• Stated goal
Restate all the material verbatim, except for the pictures.

• Information shown
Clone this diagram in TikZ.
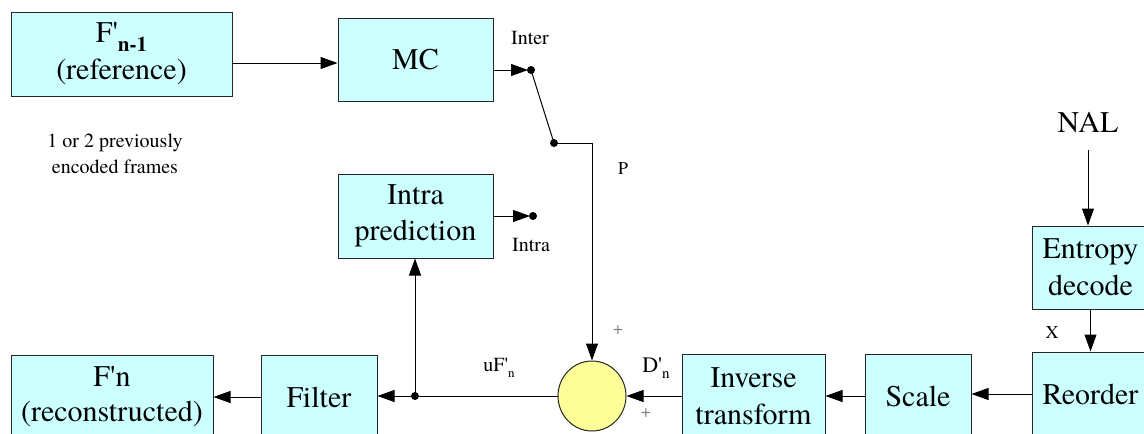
\documentclass[tikz,border=0pt]{standalone}
\usepackage{fontspec}
\setmainfont{texgyretermes-regular.otf}[BoldFont=texgyretermes-bold.otf]
\newfontfamily\primefont{texgyretermes-regular.otf}[Ligatures=TeXOff]
\usetikzlibrary{arrows.meta,shapes.geometric}
\definecolor{boxfill}{HTML}{CCFFFF}
\definecolor{sumfill}{HTML}{FFFF99}
\definecolor{plusgray}{HTML}{808080}
\tikzset{
  blk/.style={draw=black!85, fill=boxfill, line width=1pt, inner sep=0pt, align=center,
              font=\fontsize{30}{36}\selectfont},
  sumnode/.style={draw=black!85, fill=sumfill, line width=1pt, ellipse, inner sep=0pt},
  arr/.style={-{Triangle[length=17pt,width=12pt]}, line width=1pt},
  wire/.style={line width=1pt},
  lbl/.style={inner sep=0pt, align=center, font=\fontsize{20}{26}\selectfont},
  slbl/.style={inner sep=0pt, font=\fontsize{18}{20}\selectfont},
  dotc/.style={fill=black}
}
\newcommand{\subtxt}[2]{\raisebox{-0.3em}{\fontsize{#1}{#1}\selectfont #2}}
\newcommand{\prm}{{\primefont '}}
\begin{document}
\begin{tikzpicture}[x=1pt,y=-1pt]
\useasboundingbox (0,0) rectangle (1144,434);
\clip (0,0) rectangle (1144,434);

% boxes
\node[blk, minimum width=221pt, minimum height=84pt, font=\fontsize{30}{37}\selectfont] (ref) at (121.5,54)
  {F\prm\subtxt{21}{\bfseries n-1}\\(reference)};
\node[blk, minimum width=155pt, minimum height=83pt] (mc) at (415.5,59.5) {MC};
\node[blk, minimum width=155pt, minimum height=84pt] (intra) at (415.5,216) {Intra\\prediction};
\node[blk, minimum width=202pt, minimum height=84pt, font=\fontsize{30}{35}\selectfont] (recon) at (112,397) {F\prm n\\(reconstructed)};
\node[blk, minimum width=116pt, minimum height=84pt] (filter) at (319,397) {Filter};
\node[blk, minimum width=143pt, minimum height=84pt, font=\fontsize{30}{37}\selectfont] (inv) at (753.5,396) {Inverse\\transform};
\node[blk, minimum width=106pt, minimum height=84pt] (scale) at (918,396) {Scale};
\node[blk, minimum width=117pt, minimum height=84pt] (reorder) at (1090.5,394) {Reorder};
\node[blk, minimum width=117pt, minimum height=83pt, font=\fontsize{30}{37}\selectfont] (entropy) at (1090.5,267.5) {Entropy\\decode};
\node[sumnode, minimum width=68pt, minimum height=70pt] (circ) at (592,396) {};

% labels
\node[lbl] (nal) at (1088,123) {\fontsize{30}{36}\selectfont NAL};
\node[lbl] (prev) at (115,154) {1 or 2 previously\\encoded frames};
\node[lbl] (linter) at (530,38) {Inter};
\node[lbl] (lintra) at (531,245) {Intra};
\node[slbl] (lp) at (623,169) {P};
\node[slbl] (lx) at (1052,333) {X};
\node[slbl, text=plusgray] (plus1) at (618,330) {+};
\node[slbl, text=plusgray] (plus2) at (646,413) {+};
\node[lbl] (luf) at (499,368) {uF\prm\subtxt{13}{n}};
\node[lbl] (ldn) at (656,368) {\fontsize{22}{24}\selectfont D\prm\subtxt{15}{n}};

% switch points
\coordinate (sw1) at (531,70);
\coordinate (sw2) at (554,143);
\coordinate (sw3) at (533,216);
\coordinate (jn) at (415,396);

% connectors
\draw[arr] ([yshift=-9pt]ref.east) -- ([yshift=-9pt]ref.east -| mc.west);
\draw[arr, shorten >=3pt] (mc.east |- sw1) -- (sw1);
\draw[wire] (sw1) -- (sw2);
\draw[arr] (sw2) -| (circ.north);
\draw[arr, shorten >=3pt] (intra.east) -- (sw3);
\draw[arr, shorten <=17pt] (nal.south) -- (nal.south |- entropy.north);
\draw[arr] (entropy.south) -- (reorder.north);
\draw[arr] (reorder.west) -- (reorder.west -| scale.east);
\draw[arr] (scale.west) -- (scale.west -| inv.east);
\draw[arr] (inv.west) -- (circ.east);
\draw[arr] (circ.west) -- (circ.west -| filter.east);
\draw[arr] (jn) -- (jn |- intra.south);
\draw[arr] (filter.west) -- (filter.west -| recon.east);

\fill[dotc] (sw1) circle (4pt);
\fill[dotc] (sw2) circle (4pt);
\fill[dotc] (sw3) circle (4pt);
\fill[dotc] (jn) circle (4pt);
\end{tikzpicture}
\end{document}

• Output for this task
Clone this diagram in TikZ.
\documentclass[tikz,border=0pt]{standalone}
\usepackage{fontspec}
\setmainfont{texgyretermes-regular.otf}[BoldFont=texgyretermes-bold.otf]
\newfontfamily\primefont{texgyretermes-regular.otf}[Ligatures=TeXOff]
\usetikzlibrary{arrows.meta,shapes.geometric}
\definecolor{boxfill}{HTML}{CCFFFF}
\definecolor{sumfill}{HTML}{FFFF99}
\definecolor{plusgray}{HTML}{808080}
\tikzset{
  blk/.style={draw=black!85, fill=boxfill, line width=1pt, inner sep=0pt, align=center,
              font=\fontsize{30}{36}\selectfont},
  sumnode/.style={draw=black!85, fill=sumfill, line width=1pt, ellipse, inner sep=0pt},
  arr/.style={-{Triangle[length=17pt,width=12pt]}, line width=1pt},
  wire/.style={line width=1pt},
  lbl/.style={inner sep=0pt, align=center, font=\fontsize{20}{26}\selectfont},
  slbl/.style={inner sep=0pt, font=\fontsize{18}{20}\selectfont},
  dotc/.style={fill=black}
}
\newcommand{\subtxt}[2]{\raisebox{-0.3em}{\fontsize{#1}{#1}\selectfont #2}}
\newcommand{\prm}{{\primefont '}}
\begin{document}
\begin{tikzpicture}[x=1pt,y=-1pt]
\useasboundingbox (0,0) rectangle (1144,434);
\clip (0,0) rectangle (1144,434);

% boxes
\node[blk, minimum width=221pt, minimum height=84pt, font=\fontsize{30}{37}\selectfont] (ref) at (121.5,54)
  {F\prm\subtxt{21}{\bfseries n-1}\\(reference)};
\node[blk, minimum width=155pt, minimum height=83pt] (mc) at (415.5,59.5) {MC};
\node[blk, minimum width=155pt, minimum height=84pt] (intra) at (415.5,216) {Intra\\prediction};
\node[blk, minimum width=202pt, minimum height=84pt, font=\fontsize{30}{35}\selectfont] (recon) at (112,397) {F\prm n\\(reconstructed)};
\node[blk, minimum width=116pt, minimum height=84pt] (filter) at (319,397) {Filter};
\node[blk, minimum width=143pt, minimum height=84pt, font=\fontsize{30}{37}\selectfont] (inv) at (753.5,396) {Inverse\\transform};
\node[blk, minimum width=106pt, minimum height=84pt] (scale) at (918,396) {Scale};
\node[blk, minimum width=117pt, minimum height=84pt] (reorder) at (1090.5,394) {Reorder};
\node[blk, minimum width=117pt, minimum height=83pt, font=\fontsize{30}{37}\selectfont] (entropy) at (1090.5,267.5) {Entropy\\decode};
\node[sumnode, minimum width=68pt, minimum height=70pt] (circ) at (592,396) {};

% labels
\node[lbl] (nal) at (1088,123) {\fontsize{30}{36}\selectfont NAL};
\node[lbl] (prev) at (115,154) {1 or 2 previously\\encoded frames};
\node[lbl] (linter) at (530,38) {Inter};
\node[lbl] (lintra) at (531,245) {Intra};
\node[slbl] (lp) at (623,169) {P};
\node[slbl] (lx) at (1052,333) {X};
\node[slbl, text=plusgray] (plus1) at (618,330) {+};
\node[slbl, text=plusgray] (plus2) at (646,413) {+};
\node[lbl] (luf) at (499,368) {uF\prm\subtxt{13}{n}};
\node[lbl] (ldn) at (656,368) {\fontsize{22}{24}\selectfont D\prm\subtxt{15}{n}};

% switch points
\coordinate (sw1) at (531,70);
\coordinate (sw2) at (554,143);
\coordinate (sw3) at (533,216);
\coordinate (jn) at (415,396);

% connectors
\draw[arr] ([yshift=-9pt]ref.east) -- ([yshift=-9pt]ref.east -| mc.west);
\draw[arr, shorten >=3pt] (mc.east |- sw1) -- (sw1);
\draw[wire] (sw1) -- (sw2);
\draw[arr] (sw2) -| (circ.north);
\draw[arr, shorten >=3pt] (intra.east) -- (sw3);
\draw[arr, shorten <=17pt] (nal.south) -- (nal.south |- entropy.north);
\draw[arr] (entropy.south) -- (reorder.north);
\draw[arr] (reorder.west) -- (reorder.west -| scale.east);
\draw[arr] (scale.west) -- (scale.west -| inv.east);
\draw[arr] (inv.west) -- (circ.east);
\draw[arr] (circ.west) -- (circ.west -| filter.east);
\draw[arr] (jn) -- (jn |- intra.south);
\draw[arr] (filter.west) -- (filter.west -| recon.east);

\fill[dotc] (sw1) circle (4pt);
\fill[dotc] (sw2) circle (4pt);
\fill[dotc] (sw3) circle (4pt);
\fill[dotc] (jn) circle (4pt);
\end{tikzpicture}
\end{document}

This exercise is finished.